Proprio per scegliere quale desiderio esprimere, però, bisogna fare delle considerazioni, parola che pure viene dal latino «cum-sideribus» e significa «stare con le stelle».
Se i desideri fanno alzare lo sguardo, le considerazioni aiutano a tenere il livello alto, a puntare al top. Si racconta che il geniale investigatore Sherlock Holmes fosse in vacanza in campeggio.
Durante la notte svegliò il fidato compagno: «Watson, guardate il cielo e ditemi cosa vedete!». «Vedo una meraviglia di stelle lucenti». «E cosa ne deducete?». «Dal punto di vista astronomico che ci sono in cielo milioni di galassie e quindi potenzialmente miliardi di pianeti. Dal punto di vista astrologico che Saturno è in Leone. Da un punto di vista orario, calcolando la posizione della Luna rispetto alla stella polare, che sono le 3:15. Da un punto di vista metereologico direi che domani avremo una bellissima giornata limpida. Da un punto di vista teologico contemplo l’infinita potenza di Dio e medito quanto noi siamo piccole creature».

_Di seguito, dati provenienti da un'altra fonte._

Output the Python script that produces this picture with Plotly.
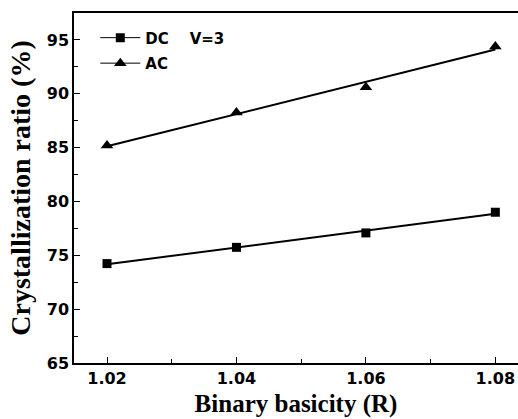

Holmes rimase un attimo in silenzio e poi sbottò: «Watson, siete un idiota! Dal punto di vista pratico, se vediamo le stelle, qualcuno ci ha rubato la tenda!». Guardare al cielo, fa vedere meglio dove si mettono i piedi. Ci fa accorgere di quante stelle calpestiamo ogni giorno: sentimenti male interpretati, parole non ascoltate, gesti di premura non considerati, grazie non detti. Guardare al cielo, poi, fa vedere meglio chi abbiamo intorno. Ci sono persone, come stelle, sempre presenti pur se distanti, che accompagnano in silenzio ogni passo e ogni inciampo, che raccolgono ogni sorriso e ogni lacrima senza invadenze. Guardare al cielo, infine, fa vedere meglio ciò che ci teniamo dentro. Il merito delle stelle cadenti non è di esaudire desideri, ma metterli in luce, coscientizzando chi e cosa più sta a cuore. Un cielo con stelle di uguale luminosità, ordinate, equidistanti, ci farebbe mancare il fiato e ci farebbe sentire fuori posto. Non lascerebbe spazio a sogni, oroscopi, fantasie. Il cielo non è una monotona fila di lampioni e neppure il caos totale. Nel cielo esiste un disordine che ha un suo fascino e, insieme, un ordine nascosto, misterioso, da scrutare. Lo stesso in noi.

Bob Marley si dice che abbia detto: «Se esprimi un desiderio è perché vedi cadere una stella, se vedi cadere una stella è perché stai guardando il cielo e se guardi il cielo è perché credi ancora in qualcosa»... o in qualcuno!